Now, before y'all lynch me, understand that I live in the middle of small-town America; in farm country. I've lived in small-town, farm-country Europe, too. I can recognize "bitter" when I see it, particularly "bitter" related to "job losses." And Obama's comment that small-town Pennsylvanians are resorting to wingnuttish religiosity, gun shows, etc. has more than a ring of truth to it. Unfortunately, this matches up with a news item in the local rag today, announcing the opening of a meat shop that will exclusively carry halal products. I give it two weeks at the outside before some of the locals spray-paint hate speech on the place, or run through the parking lot and key the vehicles parked immediately outside.

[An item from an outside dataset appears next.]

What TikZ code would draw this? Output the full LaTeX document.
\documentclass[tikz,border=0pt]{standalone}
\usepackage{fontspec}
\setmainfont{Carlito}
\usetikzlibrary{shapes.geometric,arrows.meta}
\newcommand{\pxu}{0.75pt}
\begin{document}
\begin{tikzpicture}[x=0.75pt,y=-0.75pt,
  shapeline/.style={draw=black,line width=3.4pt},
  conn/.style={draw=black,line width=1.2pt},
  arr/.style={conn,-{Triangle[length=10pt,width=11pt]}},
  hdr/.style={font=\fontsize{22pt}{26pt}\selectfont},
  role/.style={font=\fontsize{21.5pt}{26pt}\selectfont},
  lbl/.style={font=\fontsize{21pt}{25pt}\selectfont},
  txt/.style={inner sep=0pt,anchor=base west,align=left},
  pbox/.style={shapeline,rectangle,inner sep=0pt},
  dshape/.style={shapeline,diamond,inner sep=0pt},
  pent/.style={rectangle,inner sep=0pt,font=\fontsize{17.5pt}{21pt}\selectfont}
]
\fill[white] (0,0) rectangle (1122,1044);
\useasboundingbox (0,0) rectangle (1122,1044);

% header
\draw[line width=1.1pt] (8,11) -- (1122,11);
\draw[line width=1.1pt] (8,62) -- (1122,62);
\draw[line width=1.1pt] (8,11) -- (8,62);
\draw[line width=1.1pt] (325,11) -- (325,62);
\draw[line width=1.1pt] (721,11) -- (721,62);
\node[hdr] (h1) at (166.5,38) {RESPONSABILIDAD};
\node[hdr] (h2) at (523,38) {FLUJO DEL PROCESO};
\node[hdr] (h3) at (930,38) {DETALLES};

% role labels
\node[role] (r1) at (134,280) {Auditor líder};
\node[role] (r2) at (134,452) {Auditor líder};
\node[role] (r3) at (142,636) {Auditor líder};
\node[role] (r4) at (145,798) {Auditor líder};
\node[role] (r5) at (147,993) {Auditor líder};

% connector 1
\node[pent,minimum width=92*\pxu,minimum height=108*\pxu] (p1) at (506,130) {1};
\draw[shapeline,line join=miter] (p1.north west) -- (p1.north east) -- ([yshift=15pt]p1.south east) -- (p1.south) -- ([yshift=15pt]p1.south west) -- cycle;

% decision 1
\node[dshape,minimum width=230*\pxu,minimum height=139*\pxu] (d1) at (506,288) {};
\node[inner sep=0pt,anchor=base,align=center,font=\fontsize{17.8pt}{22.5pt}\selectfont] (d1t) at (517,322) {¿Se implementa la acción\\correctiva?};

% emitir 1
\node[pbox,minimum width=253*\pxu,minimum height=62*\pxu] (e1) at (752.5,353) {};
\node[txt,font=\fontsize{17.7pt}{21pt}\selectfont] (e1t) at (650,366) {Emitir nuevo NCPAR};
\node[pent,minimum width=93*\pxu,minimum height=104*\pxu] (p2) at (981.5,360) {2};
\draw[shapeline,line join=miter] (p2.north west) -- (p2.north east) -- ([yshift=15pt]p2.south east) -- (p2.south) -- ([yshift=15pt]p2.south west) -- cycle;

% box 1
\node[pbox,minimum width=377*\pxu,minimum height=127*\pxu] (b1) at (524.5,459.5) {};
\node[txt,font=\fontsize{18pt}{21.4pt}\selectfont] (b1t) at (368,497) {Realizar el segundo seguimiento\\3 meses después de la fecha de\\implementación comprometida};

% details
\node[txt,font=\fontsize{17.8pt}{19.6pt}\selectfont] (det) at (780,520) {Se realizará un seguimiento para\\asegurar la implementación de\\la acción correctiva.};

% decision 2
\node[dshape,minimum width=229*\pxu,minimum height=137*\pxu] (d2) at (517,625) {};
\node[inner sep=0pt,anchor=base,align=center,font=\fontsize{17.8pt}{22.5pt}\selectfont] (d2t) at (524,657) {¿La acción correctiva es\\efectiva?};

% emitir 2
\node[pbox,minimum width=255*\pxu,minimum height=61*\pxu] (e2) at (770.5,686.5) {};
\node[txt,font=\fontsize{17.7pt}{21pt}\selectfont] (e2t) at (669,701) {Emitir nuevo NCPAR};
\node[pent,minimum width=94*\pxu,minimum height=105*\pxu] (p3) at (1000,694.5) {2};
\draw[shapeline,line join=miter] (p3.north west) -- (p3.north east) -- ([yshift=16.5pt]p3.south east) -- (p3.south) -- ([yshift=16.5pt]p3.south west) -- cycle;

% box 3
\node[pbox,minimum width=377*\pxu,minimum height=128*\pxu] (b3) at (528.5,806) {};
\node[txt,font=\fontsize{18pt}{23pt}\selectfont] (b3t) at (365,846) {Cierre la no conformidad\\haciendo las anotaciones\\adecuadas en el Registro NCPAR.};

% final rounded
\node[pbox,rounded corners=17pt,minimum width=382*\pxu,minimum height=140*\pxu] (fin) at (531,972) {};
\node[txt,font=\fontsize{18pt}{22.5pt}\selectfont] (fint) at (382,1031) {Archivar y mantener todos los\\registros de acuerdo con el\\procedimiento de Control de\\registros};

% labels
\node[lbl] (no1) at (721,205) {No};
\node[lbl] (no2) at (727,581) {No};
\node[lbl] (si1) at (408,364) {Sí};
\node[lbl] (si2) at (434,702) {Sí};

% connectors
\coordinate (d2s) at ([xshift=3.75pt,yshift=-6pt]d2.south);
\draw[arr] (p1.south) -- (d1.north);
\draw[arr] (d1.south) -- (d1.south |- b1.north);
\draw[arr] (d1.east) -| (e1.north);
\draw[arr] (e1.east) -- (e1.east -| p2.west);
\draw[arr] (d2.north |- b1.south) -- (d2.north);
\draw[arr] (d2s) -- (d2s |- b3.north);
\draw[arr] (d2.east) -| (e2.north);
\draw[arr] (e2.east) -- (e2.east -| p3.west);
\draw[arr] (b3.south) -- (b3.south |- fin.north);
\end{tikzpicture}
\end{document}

Is there some reason that "bitterness" at job loss is a shameful reaction? Is there some reason that "bitterness" leading to embracing of activities and beliefs that reject the validity of the job losses, or at least the validity of the stated reasons for the job losses, is shameful? Not that I'm aware of. Of course, I'm one of those capital-L Liberal capital-I Intellectuals, so most of the "invalid"/"unjustifiable" job losses I pay any attention to make my bitterness-reaction go toward a different set of activities and beliefs than gun shows and floor shows: I end up at the library and at concerts, both of which offer far more dangerous ammunition than any gun show.
What Obama has really run into is an attitude similar to the upper- and middle-class Victorian attitude toward sex: Just don't talk about it, and maybe the horrid thing will go away. Just like sex, though, bitterness (and, for that matter, job losses) is always going to be with us. So, for that matter, will the frightened search for the good old days that never were. (More social conservatives should stop to consider how their philosophy parallels that of William Morris and his search for a Middle Ages that never was... but that's for another time.)
It's time for the American polity to realize that criticizing, or even just offhandedly explaining, one aspect of a social trend in one part of society is not tantamount to a deadly insult to one's entire identity. Nobody is perfect, and the sooner we start actually talking and thinking so the better.